Record set
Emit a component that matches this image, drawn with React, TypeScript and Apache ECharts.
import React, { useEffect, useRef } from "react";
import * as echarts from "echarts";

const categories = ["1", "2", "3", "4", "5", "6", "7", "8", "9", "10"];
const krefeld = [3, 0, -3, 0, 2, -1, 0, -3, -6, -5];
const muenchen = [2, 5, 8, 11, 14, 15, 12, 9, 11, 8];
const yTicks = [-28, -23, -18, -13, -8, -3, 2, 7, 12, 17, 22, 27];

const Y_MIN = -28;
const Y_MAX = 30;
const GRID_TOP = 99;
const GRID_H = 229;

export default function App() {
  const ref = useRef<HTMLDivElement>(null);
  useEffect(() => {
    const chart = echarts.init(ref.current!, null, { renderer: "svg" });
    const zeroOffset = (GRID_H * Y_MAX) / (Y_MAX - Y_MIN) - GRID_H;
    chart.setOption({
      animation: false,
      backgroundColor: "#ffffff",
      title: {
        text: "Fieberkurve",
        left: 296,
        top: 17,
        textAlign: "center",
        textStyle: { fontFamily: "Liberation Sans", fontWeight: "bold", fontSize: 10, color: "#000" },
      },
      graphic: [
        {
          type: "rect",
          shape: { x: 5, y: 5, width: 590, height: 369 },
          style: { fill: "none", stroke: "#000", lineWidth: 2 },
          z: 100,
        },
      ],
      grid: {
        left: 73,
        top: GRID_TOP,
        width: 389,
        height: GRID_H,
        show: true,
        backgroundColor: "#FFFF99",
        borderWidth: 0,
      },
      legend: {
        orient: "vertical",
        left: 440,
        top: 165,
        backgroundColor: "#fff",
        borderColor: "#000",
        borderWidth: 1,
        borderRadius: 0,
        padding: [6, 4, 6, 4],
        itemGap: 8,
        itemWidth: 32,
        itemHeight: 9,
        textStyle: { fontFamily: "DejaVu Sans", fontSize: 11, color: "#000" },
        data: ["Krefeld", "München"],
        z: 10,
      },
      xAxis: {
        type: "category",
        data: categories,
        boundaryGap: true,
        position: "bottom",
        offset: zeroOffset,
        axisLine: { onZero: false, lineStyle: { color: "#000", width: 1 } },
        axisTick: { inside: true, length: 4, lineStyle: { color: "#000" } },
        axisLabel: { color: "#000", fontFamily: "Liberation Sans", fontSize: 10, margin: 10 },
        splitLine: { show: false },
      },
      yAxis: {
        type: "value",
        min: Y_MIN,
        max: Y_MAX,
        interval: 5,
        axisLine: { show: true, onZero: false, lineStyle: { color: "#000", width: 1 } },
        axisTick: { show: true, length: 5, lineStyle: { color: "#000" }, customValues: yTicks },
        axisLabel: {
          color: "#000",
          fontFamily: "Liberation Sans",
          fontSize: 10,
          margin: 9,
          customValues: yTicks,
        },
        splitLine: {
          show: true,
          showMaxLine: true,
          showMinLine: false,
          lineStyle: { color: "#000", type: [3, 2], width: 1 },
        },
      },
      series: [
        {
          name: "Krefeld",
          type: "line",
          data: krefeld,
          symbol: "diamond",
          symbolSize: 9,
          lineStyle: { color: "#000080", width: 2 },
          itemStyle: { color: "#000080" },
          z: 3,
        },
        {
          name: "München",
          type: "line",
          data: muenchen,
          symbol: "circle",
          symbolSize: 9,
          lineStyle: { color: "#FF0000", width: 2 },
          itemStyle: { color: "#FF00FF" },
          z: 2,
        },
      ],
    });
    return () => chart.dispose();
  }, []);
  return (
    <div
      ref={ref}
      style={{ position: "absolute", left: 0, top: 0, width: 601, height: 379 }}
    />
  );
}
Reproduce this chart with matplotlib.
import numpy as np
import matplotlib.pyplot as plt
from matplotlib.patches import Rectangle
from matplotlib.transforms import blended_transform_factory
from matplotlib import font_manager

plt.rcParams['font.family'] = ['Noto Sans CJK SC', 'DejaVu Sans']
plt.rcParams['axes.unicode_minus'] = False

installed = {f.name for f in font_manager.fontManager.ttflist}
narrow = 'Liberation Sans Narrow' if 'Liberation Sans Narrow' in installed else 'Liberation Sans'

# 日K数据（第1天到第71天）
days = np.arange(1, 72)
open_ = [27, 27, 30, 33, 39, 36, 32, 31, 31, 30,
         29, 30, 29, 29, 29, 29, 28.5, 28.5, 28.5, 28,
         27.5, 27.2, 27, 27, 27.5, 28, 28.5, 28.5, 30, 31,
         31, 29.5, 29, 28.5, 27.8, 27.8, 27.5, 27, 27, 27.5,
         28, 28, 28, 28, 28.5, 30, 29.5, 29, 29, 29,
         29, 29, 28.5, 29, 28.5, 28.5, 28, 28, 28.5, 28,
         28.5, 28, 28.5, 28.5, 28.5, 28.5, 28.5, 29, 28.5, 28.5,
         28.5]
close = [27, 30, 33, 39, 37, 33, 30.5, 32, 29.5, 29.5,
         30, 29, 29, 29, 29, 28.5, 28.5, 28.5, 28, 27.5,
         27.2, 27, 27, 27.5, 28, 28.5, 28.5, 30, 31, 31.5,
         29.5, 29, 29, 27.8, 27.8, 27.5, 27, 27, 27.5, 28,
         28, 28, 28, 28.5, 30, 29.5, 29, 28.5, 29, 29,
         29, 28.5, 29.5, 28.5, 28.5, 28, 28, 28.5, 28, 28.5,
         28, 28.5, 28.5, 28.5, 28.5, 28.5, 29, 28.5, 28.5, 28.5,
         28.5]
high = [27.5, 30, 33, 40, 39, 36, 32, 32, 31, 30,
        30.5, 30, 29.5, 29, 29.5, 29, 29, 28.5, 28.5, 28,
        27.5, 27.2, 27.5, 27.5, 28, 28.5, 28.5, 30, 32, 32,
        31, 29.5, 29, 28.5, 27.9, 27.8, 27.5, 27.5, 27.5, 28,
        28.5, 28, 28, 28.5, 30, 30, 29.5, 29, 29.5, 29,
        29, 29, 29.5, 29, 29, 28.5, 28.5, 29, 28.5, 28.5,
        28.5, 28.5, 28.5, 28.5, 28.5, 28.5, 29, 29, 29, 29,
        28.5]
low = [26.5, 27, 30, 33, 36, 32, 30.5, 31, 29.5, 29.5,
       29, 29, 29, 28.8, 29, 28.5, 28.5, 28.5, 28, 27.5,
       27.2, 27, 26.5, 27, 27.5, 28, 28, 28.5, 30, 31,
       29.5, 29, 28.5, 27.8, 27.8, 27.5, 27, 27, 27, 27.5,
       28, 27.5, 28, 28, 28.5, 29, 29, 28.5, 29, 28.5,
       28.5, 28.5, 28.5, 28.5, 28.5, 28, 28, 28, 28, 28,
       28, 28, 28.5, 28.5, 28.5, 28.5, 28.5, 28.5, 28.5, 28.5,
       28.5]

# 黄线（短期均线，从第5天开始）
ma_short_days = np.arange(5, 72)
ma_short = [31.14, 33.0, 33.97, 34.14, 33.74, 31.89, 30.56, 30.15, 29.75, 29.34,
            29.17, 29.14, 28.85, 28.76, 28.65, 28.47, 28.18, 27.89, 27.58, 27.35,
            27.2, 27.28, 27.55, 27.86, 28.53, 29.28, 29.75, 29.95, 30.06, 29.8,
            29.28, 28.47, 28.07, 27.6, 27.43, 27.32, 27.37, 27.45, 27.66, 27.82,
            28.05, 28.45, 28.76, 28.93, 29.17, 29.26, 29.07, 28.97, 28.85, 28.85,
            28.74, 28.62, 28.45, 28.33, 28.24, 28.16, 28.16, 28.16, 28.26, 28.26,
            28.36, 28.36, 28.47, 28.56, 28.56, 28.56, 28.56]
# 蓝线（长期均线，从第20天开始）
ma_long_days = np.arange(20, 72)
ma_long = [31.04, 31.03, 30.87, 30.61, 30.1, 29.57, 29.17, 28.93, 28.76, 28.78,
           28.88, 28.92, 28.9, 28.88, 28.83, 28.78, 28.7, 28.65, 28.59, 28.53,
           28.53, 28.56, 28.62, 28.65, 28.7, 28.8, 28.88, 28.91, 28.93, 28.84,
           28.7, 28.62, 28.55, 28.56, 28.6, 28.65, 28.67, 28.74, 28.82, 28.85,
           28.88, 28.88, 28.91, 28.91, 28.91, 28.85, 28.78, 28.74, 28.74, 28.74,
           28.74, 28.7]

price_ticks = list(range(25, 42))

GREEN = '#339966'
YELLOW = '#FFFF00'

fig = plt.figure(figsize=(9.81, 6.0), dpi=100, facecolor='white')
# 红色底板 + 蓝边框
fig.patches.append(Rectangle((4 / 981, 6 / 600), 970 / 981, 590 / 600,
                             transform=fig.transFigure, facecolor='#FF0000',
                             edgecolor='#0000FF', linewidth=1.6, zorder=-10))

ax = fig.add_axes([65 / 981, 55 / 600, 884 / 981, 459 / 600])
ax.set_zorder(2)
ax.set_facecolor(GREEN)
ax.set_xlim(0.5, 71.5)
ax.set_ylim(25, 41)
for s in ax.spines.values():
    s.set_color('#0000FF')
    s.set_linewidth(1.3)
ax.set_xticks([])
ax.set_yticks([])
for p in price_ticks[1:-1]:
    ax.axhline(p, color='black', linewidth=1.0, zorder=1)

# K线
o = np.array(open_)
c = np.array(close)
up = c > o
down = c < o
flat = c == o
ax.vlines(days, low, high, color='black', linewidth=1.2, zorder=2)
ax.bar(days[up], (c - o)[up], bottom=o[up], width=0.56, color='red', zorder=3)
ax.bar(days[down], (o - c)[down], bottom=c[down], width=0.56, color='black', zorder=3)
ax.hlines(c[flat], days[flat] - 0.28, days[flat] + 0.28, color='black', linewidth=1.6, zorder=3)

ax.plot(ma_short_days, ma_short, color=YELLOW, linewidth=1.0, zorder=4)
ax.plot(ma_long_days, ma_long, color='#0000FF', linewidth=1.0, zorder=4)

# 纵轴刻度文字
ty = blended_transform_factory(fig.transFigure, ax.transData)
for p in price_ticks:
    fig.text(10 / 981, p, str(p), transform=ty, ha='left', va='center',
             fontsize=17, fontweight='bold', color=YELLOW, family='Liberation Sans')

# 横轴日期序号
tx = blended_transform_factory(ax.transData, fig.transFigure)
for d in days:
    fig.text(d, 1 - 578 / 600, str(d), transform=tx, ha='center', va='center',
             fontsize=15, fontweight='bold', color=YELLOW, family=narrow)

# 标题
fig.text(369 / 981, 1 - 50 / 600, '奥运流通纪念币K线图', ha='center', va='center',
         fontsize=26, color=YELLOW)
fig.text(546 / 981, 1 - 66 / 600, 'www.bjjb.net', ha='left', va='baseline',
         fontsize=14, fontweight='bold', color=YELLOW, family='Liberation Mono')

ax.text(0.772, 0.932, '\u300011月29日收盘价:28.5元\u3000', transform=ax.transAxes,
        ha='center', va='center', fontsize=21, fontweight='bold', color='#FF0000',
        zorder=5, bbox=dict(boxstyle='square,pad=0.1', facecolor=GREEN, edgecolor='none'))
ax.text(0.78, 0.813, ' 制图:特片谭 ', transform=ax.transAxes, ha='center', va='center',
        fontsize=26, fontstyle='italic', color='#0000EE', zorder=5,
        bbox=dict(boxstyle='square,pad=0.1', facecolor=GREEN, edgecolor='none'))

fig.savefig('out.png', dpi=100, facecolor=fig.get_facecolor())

What you will do
Each line from the start of the listing above through the line containing "const GRID_H = 229;" should be copied exactly, please, with no other lines added.

Task output
Emit a component that matches this image, drawn with React, TypeScript and Apache ECharts.
import React, { useEffect, useRef } from "react";
import * as echarts from "echarts";

const categories = ["1", "2", "3", "4", "5", "6", "7", "8", "9", "10"];
const krefeld = [3, 0, -3, 0, 2, -1, 0, -3, -6, -5];
const muenchen = [2, 5, 8, 11, 14, 15, 12, 9, 11, 8];
const yTicks = [-28, -23, -18, -13, -8, -3, 2, 7, 12, 17, 22, 27];

const Y_MIN = -28;
const Y_MAX = 30;
const GRID_TOP = 99;
const GRID_H = 229;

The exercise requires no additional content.